À mettre à côté 49e Parallèle et The Volunteer, le moyen métrage de propagande présenté en bonus de cette édition DVD, on se rend compte à quel point le premier film – le seul des deux à avoir une ambition romanesque – relève d’un cinéma d’années de guerre. On constate des liens avec Les Contes de Canterbury, notamment par son cadre martial comme par sa structure, ancestrale, de film de quête. Au fil de leur chemin, les protagonistes vont grandir, évoluer, atteindre à quelque chose qui est présent, en filigrane, dissimulé derrière les arcanes classique d’un récit d’errance.
Comme il convient à un tel récit de voyage – et non simplement de fuite –, les épreuves et les événements auront raison de la cohésion du groupe, laissant les uns sur le bas-côté, ouvrant de nouveaux horizons aux autres. Le lieutenant Ernst Hirth (Eric Portman) est la force motrice du groupe, sa figure la plus brutale, la plus intransigeante. La comparaison entre The Volunteer et 49e Parallèle, uniquement induite par les choix éditoriaux de cette édition DVD, souligne avec une intensité renouvelée ce qui est déjà largement perceptible : Powell et Pressburger entendent brosser une série de portraits humains – pour tous, y compris pour les six soldats allemands en fuite en plein milieu du Canada.
Certains d’entre eux seront vils, d’autres simplement médiocres, d’autres exceptionnellement humains – trop, finalement, pour l’idéologie à laquelle ils doivent répondre.
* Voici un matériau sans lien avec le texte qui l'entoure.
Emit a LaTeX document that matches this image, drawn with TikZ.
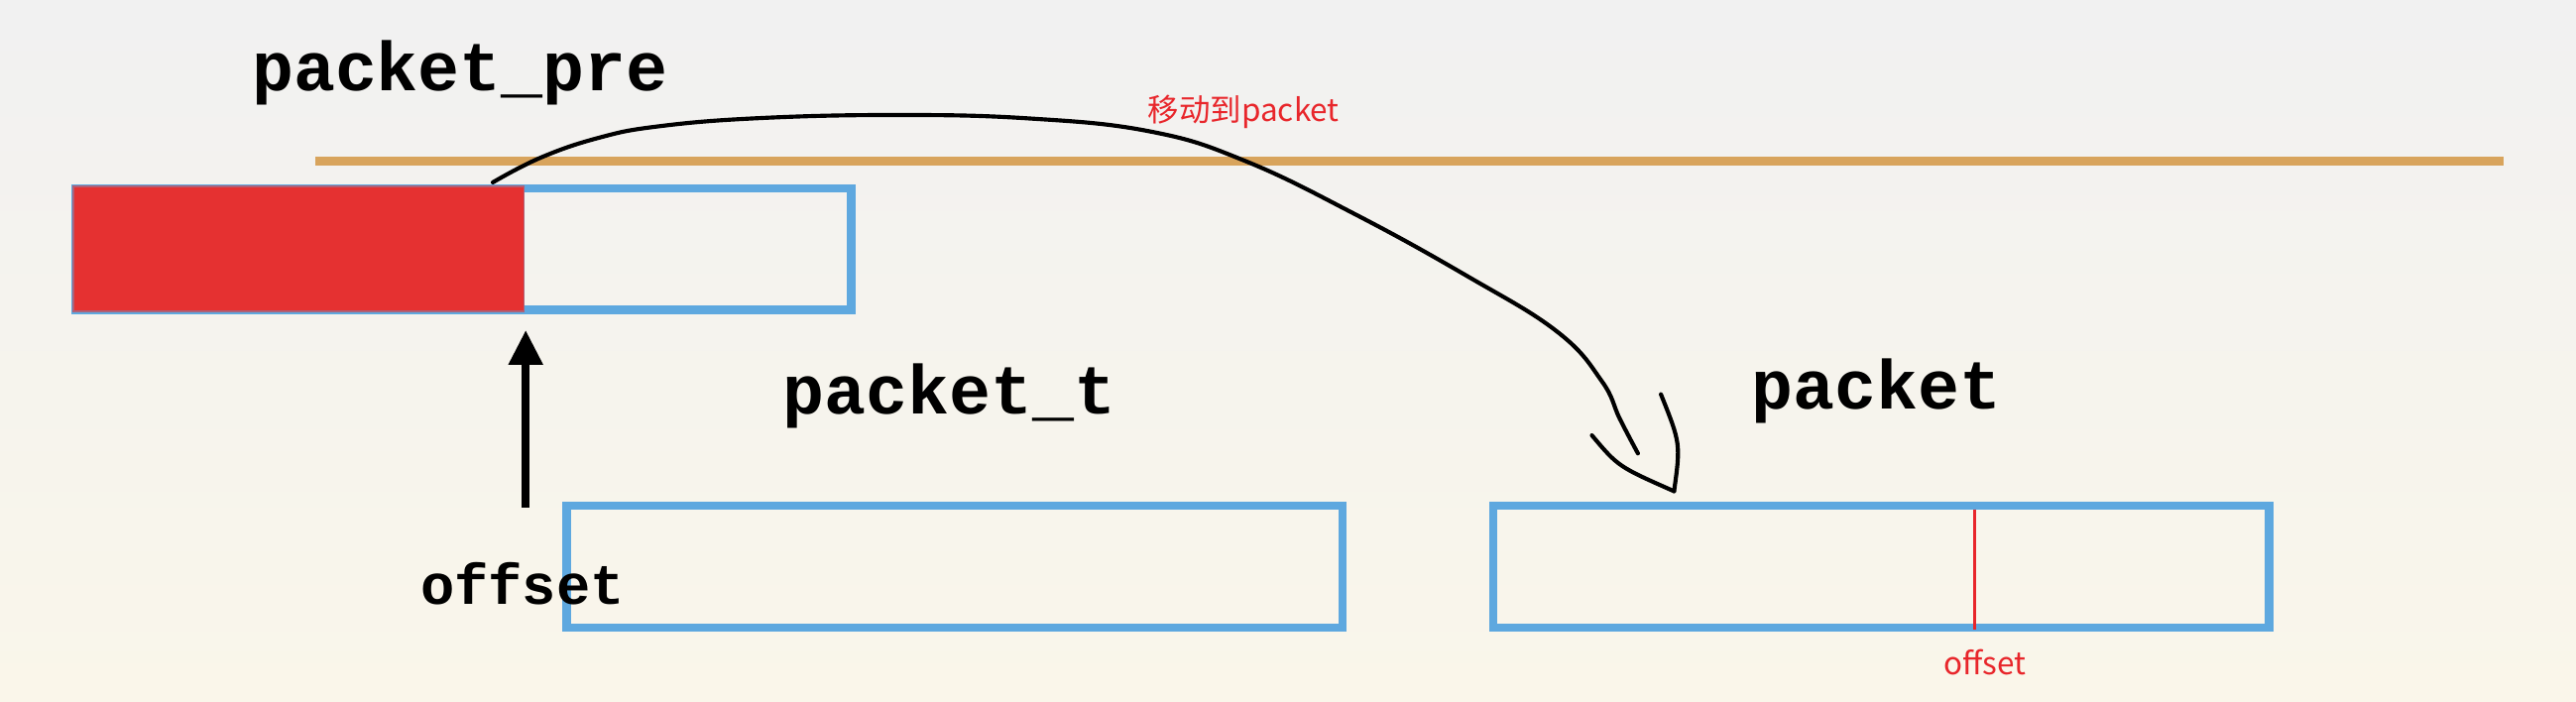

Powell et Pressburger prennent soin de donner corps aux anecdotes qui parsèment le voyage, et qui s’accumulent comme autant de chapitre hétérogènes. Ainsi donc, de multiples rencontres : un Canadien francophone, un Américain originaire d’Allemagne, des Inuits, des Indiens natifs… Tous ont leur nationalité à cœur – comme les six fugitifs. Délicatement, comme toujours avec Powell et Pressburger, à l’exception de The Volunteer qui, pour le coup, souligne plus encore la finesse du récit, les réalisateurs-scénaristes complètent leur tableau, dessinant une société riche, bigarrée, passionnante, avec un regard à l’humanisme chaleureux qui fait parfois oublier la terreur tapie, qu’on ne distingue qu’en prenant du recul.
Car la question posée par le duo est celle-ci : comment peut-on, dans un creuset social divers et fondamentalement tolérant et bienveillant, voir exister une nécrose, un parasite tel que l’idéologie nazie, incarnée par Eric Portman ? Posée sans tambour ni trompette, la question est abordée sans haine, sans pathos, mais par un biais bien plus complexe : la patience, et l’écoute. Et la question ne trouve pas de réponse. Powell et Pressburger, ici comme dans d’autres films, préfèrent laisser le devoir à leur spectateur de se faire sa propre idée, via les multiples pistes narratives parcourues par le film. Certes, au terme du film, le bien triomphe, sous la forme double de l’Américain bonhomme et du Canadien bravache. Tout cela manque singulièrement de triomphalisme. Probablement parce qu’il n’y a pas de quoi pavoiser quand, face à l’horreur de la perversité nazie, la seule analyse honnête se révèle être : je ne sais pas.